Joanna Bourke - author of Wounding the World: How Military Violence and War-Play Invade our Lives

‘This book encourages us to think about the idea of total war in the 20th century in new and surprising ways, through the lens of material culture, and the ‘weaponisation of the air'. Grayzel illuminates novel ways of thinking about the relationship between individual citizens and states, and the way that war permeated all aspects of life, for both men and women. Britain, and its empire, appear as fresh sites for understanding total war. I expect this will be a landmark book for the social and cultural history of the First and Second World Wars.'

Yasmin Khan - author of The Raj at War: a People's History of India's Second World War

‘One of the most horrifying strategies of twentieth-century warfare involved poisoning the air. Grayzel's meticulous study of popular and political responses to this awful prospect opens out the meanings and the legacies of efforts to protect the civilian body and offers new ways of understanding modern war.'

Penny Summerfield Source: author of Contesting Home Defence: Men, Women and the Home Guard in the Second World War

‘Grayzel’s impressive archival collection reveals the value of tracing one technological object as it moved from the battlefield onto civilian bodies and eventually into the minds of an entire generation.’

Peter Thompson Source: Technology and Culture

‘This book is not just a story about an object.

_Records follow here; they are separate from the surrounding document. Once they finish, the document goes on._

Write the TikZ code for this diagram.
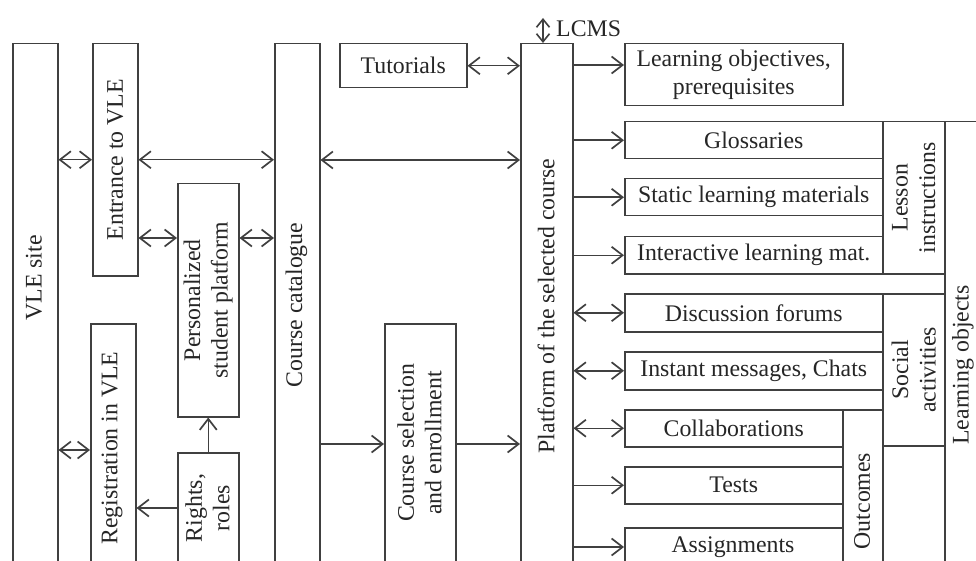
\documentclass[tikz,border=0pt]{standalone}
\usepackage{fontspec}
\setmainfont{Liberation Serif}
\usetikzlibrary{arrows.meta}
\begin{document}
\begin{tikzpicture}[x=1pt,y=-1pt,
  box/.style={draw=black!75, line width=1.5pt, rectangle, inner sep=0pt, anchor=north west,
    text=black!85, font=\fontsize{23.8}{27.5}\selectfont, align=center},
  lbl/.style={text=black!85, font=\fontsize{23.8}{27.5}\selectfont, align=center, inner sep=0pt},
  vlbl/.style={lbl, rotate=90},
  conn/.style={draw=black!75, line width=1.5pt},
  >={Straight Barb[length=11pt,width=17pt,line width=1.7pt]}
]
\useasboundingbox (0,0) rectangle (976,561);
\clip (0,0) rectangle (976,561);
\fill[white] (0,0) rectangle (976,561);

% left column boxes
\node[box, minimum width=45, minimum height=600] (vle) at (12,43) {};
\node[box, minimum width=45, minimum height=232] (ent) at (92,43) {};
\node[box, minimum width=45, minimum height=300] (reg) at (90,323) {};
\node[box, minimum width=61, minimum height=233] (pers) at (177,183) {};
\node[box, minimum width=61, minimum height=200] (rights) at (177,452) {};
\node[box, minimum width=45, minimum height=600] (cat) at (274,43) {};
\node[box, minimum width=127, minimum height=44] (tut) at (339,43) {Tutorials};
\node[box, minimum width=71, minimum height=300] (sel) at (384,323) {};
\node[box, minimum width=52, minimum height=600] (plat) at (520,43) {};

% right column boxes
\node[box, minimum width=218, minimum height=62] (lo) at (624,43) {Learning objectives,\\prerequisites};
\node[box, minimum width=258, minimum height=37] (glos) at (624,121) {Glossaries};
\node[box, minimum width=258, minimum height=37] (stat) at (624,178) {Static learning materials};
\node[box, minimum width=258, minimum height=37] (inter) at (624,236) {Interactive learning mat.};
\node[box, minimum width=258, minimum height=38] (disc) at (624,293) {Discussion forums};
\node[box, minimum width=258, minimum height=38] (inst) at (624,351) {Instant messages, Chats};
\node[box, minimum width=218, minimum height=37] (coll) at (624,409) {Collaborations};
\node[box, minimum width=218, minimum height=37] (tests) at (624,466) {Tests};
\node[box, minimum width=218, minimum height=100] (assign) at (624,527) {};
\node[box, minimum width=62, minimum height=152] (lesson) at (882,121) {};
\node[box, minimum width=62, minimum height=152] (social) at (882,293) {};
\node[box, minimum width=40, minimum height=200] (outc) at (842,409) {};
\node[box, minimum width=60, minimum height=500] (lobj) at (944,121) {};

% texts
\node[vlbl] (vleT) at (34,278) {VLE site};
\node[vlbl] (entT) at (ent.center) {Entrance to VLE};
\node[vlbl] (regT) at (112,448) {Registration in VLE};
\node[vlbl] (persT) at (pers.center) {Personalized\\student platform};
\node[vlbl] (rightsT) at (207.5,508) {Rights,\\roles};
\node[vlbl] (catT) at (296.5,305) {Course catalogue};
\node[vlbl] (selT) at (419.5,443) {Course selection\\and enrollment};
\node[vlbl] (platT) at (546,306) {Platform of the selected course};
\node[lbl] (assignT) at (733,547) {Assignments};
\node[vlbl] (lessonT) at (lesson.center) {Lesson\\instructions};
\node[vlbl] (socialT) at (social.center) {Social\\activities};
\node[vlbl] (outcT) at (862,501) {Outcomes};
\node[vlbl] (lobjT) at (963,365) {Learning objects};

% LCMS
\coordinate (lcmsTop) at (543,18);
\draw[conn,{Straight Barb[length=8pt,width=13pt,line width=1.6pt]}-{Straight Barb[length=8pt,width=13pt,line width=1.6pt]}] (lcmsTop) -- (lcmsTop |- plat.north);
\node[lbl, anchor=west] (lcms) at (556,28.5) {LCMS};

% left connectors
\draw[conn,<->] (vle.east |- ent.west) -- (ent.west);
\draw[conn,<->] (vle.east |- 0,450) -- (reg.west |- 0,450);
\draw[conn,<->] (ent.east) -- (cat.west |- ent.east);
\draw[conn,<->] (ent.east |- 0,238) -- (pers.west |- 0,238);
\draw[conn,<->] (pers.east |- 0,238) -- (cat.west |- 0,238);
\draw[conn,->] (rights.north) -- (pers.south);
\draw[conn,->] (rights.west |- 0,508) -- (reg.east |- 0,508);
\draw[conn,<->] (cat.east |- 0,160) -- (plat.west |- 0,160);
\draw[conn,<->] (tut.east) -- (plat.west |- tut.east);
\draw[conn,->] (cat.east |- 0,444) -- (sel.west |- 0,444);
\draw[conn,->] (sel.east |- 0,444) -- (plat.west |- 0,444);

% right connectors
\draw[conn,->] (plat.east |- 0,65) -- (lo.west |- 0,65);
\draw[conn,->] (plat.east |- glos.west) -- (glos.west);
\draw[conn,->] (plat.east |- stat.west) -- (stat.west);
\draw[conn,->] (plat.east |- inter.west) -- (inter.west);
\draw[conn,<->] (plat.east |- disc.west) -- (disc.west);
\draw[conn,<->] (plat.east |- inst.west) -- (inst.west);
\draw[conn,<->] (plat.east |- coll.west) -- (coll.west);
\draw[conn,->] (plat.east |- tests.west) -- (tests.west);
\draw[conn,->] (plat.east |- 0,547) -- (assign.west |- 0,547);
\end{tikzpicture}
\end{document}
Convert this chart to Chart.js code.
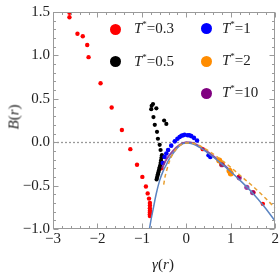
<!DOCTYPE html>
<html>
<head>
<meta charset="utf-8">
<script src="https://cdn.jsdelivr.net/npm/chart.js@4"></script>
<style>
html,body{margin:0;padding:0;background:#fff;}
#wrap{position:relative;width:280px;height:273px;overflow:hidden;font-family:"Liberation Serif","DejaVu Serif",serif;color:#222;}
canvas{position:absolute;left:0;top:0;}
.lg{position:absolute;font-size:15px;line-height:15px;white-space:nowrap;}
.lg i{font-style:italic;}
.lg sup{font-size:9px;vertical-align:6px;line-height:0;}
.dot{position:absolute;width:11px;height:11px;border-radius:50%;}
.ttl{position:absolute;font-size:15px;line-height:15px;white-space:nowrap;}
</style>
</head>
<body>
<div id="wrap">
<canvas id="c" width="280" height="273"></canvas>
<div class="dot" style="left:109.5px;top:23.5px;background:#ff0000"></div>
<div class="lg" style="left:134px;top:21px"><i>T</i><sup>*</sup>=0.3</div>
<div class="dot" style="left:109.5px;top:56px;background:#000000"></div>
<div class="lg" style="left:134px;top:54px"><i>T</i><sup>*</sup>=0.5</div>
<div class="dot" style="left:201px;top:23px;background:#0000ff"></div>
<div class="lg" style="left:222px;top:21px"><i>T</i><sup>*</sup>=1</div>
<div class="dot" style="left:201px;top:55.5px;background:#ff8c00"></div>
<div class="lg" style="left:222px;top:53px"><i>T</i><sup>*</sup>=2</div>
<div class="dot" style="left:201px;top:87.5px;background:#800080"></div>
<div class="lg" style="left:222px;top:85px"><i>T</i><sup>*</sup>=10</div>
<div class="ttl" style="left:14px;top:117px;transform:translate(-50%,-50%) rotate(-90deg);"><i>B</i>(<i>r</i>)</div>
<div class="ttl" style="left:163px;top:264px;transform:translate(-50%,-50%);"><i>γ</i>(<i>r</i>)</div>
</div>
<script>
// ---- data ----
const xTicks = [-3, -2, -1, 0, 1, 2];
const xTickLabels = ['\u22123', '\u22122', '\u22121', '0', '1', '2'];
const yTicks = [-1.0, -0.5, 0.0, 0.5, 1.0, 1.5];
const yTickLabels = ['\u22121.0', '\u22120.5', '0.0', '0.5', '1.0', '1.5'];

const redX = [-2.63,-2.63,-2.45,-2.33,-2.23,-2.20,-1.93,-1.68,-1.45,-1.26,-1.11,-0.99,-0.91,-0.87,-0.84,-0.82,-0.82,-0.82,-0.82,-0.82,-0.82,-0.82,-0.56,0.37,1.18,1.51,1.72];
const redY = [1.49,1.44,1.25,1.22,1.12,0.98,0.68,0.40,0.14,-0.08,-0.26,-0.40,-0.51,-0.59,-0.65,-0.70,-0.73,-0.76,-0.79,-0.81,-0.83,-0.85,-0.30,-0.08,-0.40,-0.58,-0.71];

const blackX = [-0.75,-0.78,-0.79,-0.675,-0.74,-0.50,-0.45,-0.71,-0.66,-0.64,-0.60,-0.58,-0.55,-0.56,-0.57,-0.58,-0.59,-0.60,-0.61,-0.62,-0.63,-0.64,-0.65,-0.66,-0.67];
const blackY = [0.44,0.42,0.38,0.39,0.29,0.25,0.21,0.20,0.12,0.04,-0.03,-0.09,-0.15,-0.18,-0.21,-0.24,-0.27,-0.29,-0.31,-0.33,-0.35,-0.37,-0.39,-0.41,-0.43];

const blueX = [-0.53,-0.49,-0.45,-0.41,-0.34,-0.26,-0.20,-0.15,-0.11,-0.07,-0.04,0.03,0.07,0.11,0.17,0.24,0.50,0.54];
const blueY = [-0.24,-0.17,-0.13,-0.09,-0.04,0.01,0.04,0.06,0.075,0.08,0.086,0.08,0.08,0.07,0.05,0.02,-0.15,-0.17];

const orangeX = [0.74,0.80,0.97,1.00];
const orangeY = [-0.21,-0.25,-0.33,-0.36];

const purpleX = [0.80,1.19,1.36,1.49];
const purpleY = [-0.26,-0.41,-0.52,-0.58];

// theory curves
const curveBlueX = [-0.83,-0.79,-0.75,-0.68,-0.60,-0.52,-0.45,-0.38,-0.30,-0.15,0.0,0.15,0.30,0.50,0.75,1.00,1.25,1.50,1.75,2.00];
const curveBlueY = [-1.0,-0.88,-0.78,-0.60,-0.44,-0.33,-0.26,-0.19,-0.13,-0.04,-0.01,-0.02,-0.06,-0.13,-0.23,-0.34,-0.46,-0.59,-0.74,-0.91];

const curveOrangeX = [-0.51,-0.48,-0.44,-0.38,-0.30,-0.15,0.0,0.20,0.50,0.75,1.00,1.25,1.50,1.75,2.00];
const curveOrangeY = [-0.49,-0.40,-0.32,-0.22,-0.13,-0.04,-0.01,-0.02,-0.10,-0.19,-0.29,-0.40,-0.51,-0.63,-0.76];

const curvePurpleX = [-0.55,-0.45,-0.30,-0.15,0.0,0.15,0.30,0.50,0.75,1.00];
const curvePurpleY = [-0.30,-0.20,-0.10,-0.03,0.0,-0.01,-0.05,-0.12,-0.22,-0.33];

const pts = (xs, ys) => xs.map((x, i) => ({x: x, y: ys[i]}));

// ---- frame, inward ticks, zero line ----
const framePlugin = {
  id: 'frame',
  beforeDatasetsDraw(chart) {
    const {ctx, chartArea: a, scales: {x, y}} = chart;
    ctx.save();
    ctx.strokeStyle = '#999';
    ctx.lineWidth = 1.3;
    ctx.setLineDash([2, 2]);
    const y0 = Math.round(y.getPixelForValue(0)) + 0.5;
    ctx.beginPath(); ctx.moveTo(a.left, y0); ctx.lineTo(a.right, y0); ctx.stroke();
    ctx.restore();
  },
  afterDatasetsDraw(chart) {
    const {ctx, chartArea: a, scales: {x, y}} = chart;
    ctx.save();
    ctx.strokeStyle = '#9a9a9a';
    ctx.lineWidth = 1;
    const L = Math.round(a.left) + 0.5, R = Math.round(a.right) - 0.5;
    const T = Math.round(a.top) + 0.5, B = Math.round(a.bottom) - 0.5;
    ctx.strokeRect(L, T, R - L, B - T);
    ctx.beginPath();
    for (let i = -15; i <= 10; i++) {
      const v = i / 5;
      const px = Math.round(x.getPixelForValue(v)) + 0.5;
      const len = (i % 5 === 0) ? 5 : 2.5;
      ctx.moveTo(px, B); ctx.lineTo(px, B - len);
      ctx.moveTo(px, T); ctx.lineTo(px, T + len);
    }
    for (let i = -10; i <= 15; i++) {
      const v = i / 10;
      const py = Math.round(y.getPixelForValue(v)) + 0.5;
      const len = (i % 5 === 0) ? 5 : 2.5;
      ctx.moveTo(L, py); ctx.lineTo(L + len, py);
      ctx.moveTo(R, py); ctx.lineTo(R - len, py);
    }
    ctx.stroke();
    ctx.restore();
  }
};

const tickFont = {family: "'Liberation Serif', 'DejaVu Serif', serif", size: 15};

new Chart(document.getElementById('c'), {
  type: 'scatter',
  data: {
    datasets: [
      {label: 'curve T*=10', data: pts(curvePurpleX, curvePurpleY), showLine: true, borderColor: 'rgba(128,40,140,0.85)', borderWidth: 2, pointRadius: 0, cubicInterpolationMode: 'monotone', order: 6},
      {label: 'curve T*=2', data: pts(curveOrangeX, curveOrangeY), showLine: true, borderColor: '#e8a033', borderWidth: 1.5, borderDash: [4, 3], pointRadius: 0, cubicInterpolationMode: 'monotone', order: 2},
      {label: 'curve', data: pts(curveBlueX, curveBlueY), showLine: true, borderColor: '#5b84c2', borderWidth: 1.5, pointRadius: 0, cubicInterpolationMode: 'monotone', order: 3},
      {label: 'T*=0.3', data: pts(redX, redY), backgroundColor: '#ff0000', borderWidth: 0, pointRadius: 2.2, order: 9},
      {label: 'T*=0.5', data: pts(blackX, blackY), backgroundColor: '#000000', borderWidth: 0, pointRadius: 2.1, order: 8},
      {label: 'T*=1', data: pts(blueX, blueY), backgroundColor: '#0000ff', borderWidth: 0, pointRadius: 2.3, order: 7},
      {label: 'T*=2', data: pts(orangeX, orangeY), backgroundColor: '#ff8c00', borderWidth: 0, pointRadius: 3, order: 5},
      {label: 'T*=10', data: pts(purpleX, purpleY), backgroundColor: 'rgba(128,0,128,0.75)', borderWidth: 0, pointRadius: 2.6, order: 4}
    ]
  },
  options: {
    responsive: false,
    animation: false,
    devicePixelRatio: 1,
    layout: {padding: {left: 0, right: 4, top: 6, bottom: 0}, autoPadding: false},
    plugins: {legend: {display: false}, tooltip: {enabled: false}},
    scales: {
      x: {
        type: 'linear', min: -3, max: 2,
        afterBuildTicks: s => { s.ticks = xTicks.map(v => ({value: v})); },
        afterFit: s => { s.height = 44; },
        ticks: {font: tickFont, color: '#222', padding: 1, maxRotation: 0, autoSkip: false,
          callback: v => xTickLabels[xTicks.indexOf(v)]},
        grid: {display: false, drawTicks: false},
        border: {display: false}
      },
      y: {
        type: 'linear', min: -1, max: 1.5,
        afterBuildTicks: s => { s.ticks = yTicks.map(v => ({value: v})); },
        afterFit: s => { s.width = 53; },
        ticks: {font: tickFont, color: '#222', padding: 3, autoSkip: false,
          callback: v => yTickLabels[yTicks.indexOf(v)]},
        grid: {display: false, drawTicks: false},
        border: {display: false}
      }
    }
  },
  plugins: [framePlugin]
});
</script>
</body>
</html>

It tells a deeper, more significant, story about the emergence of ‘civil defence’ and the national security state, the projection and exercise of power, and the changing character of modern warfare. … This is a methodologically innovative project and presents something relatively new to the history of warfare. Usefully, the practically minded epilogue presents a model for future work, and one is left wondering what other objects could be used to illuminate modern conflict still further.’

Alex Mayhew Source: War in History

‘Reading this book has made me reflect on the intrusive reach of the state into the private lives of its citizens at a time of national emergency, and the lengths to which governments in the not-too-distant past were able - and willing - to go to assure and support their citizens.’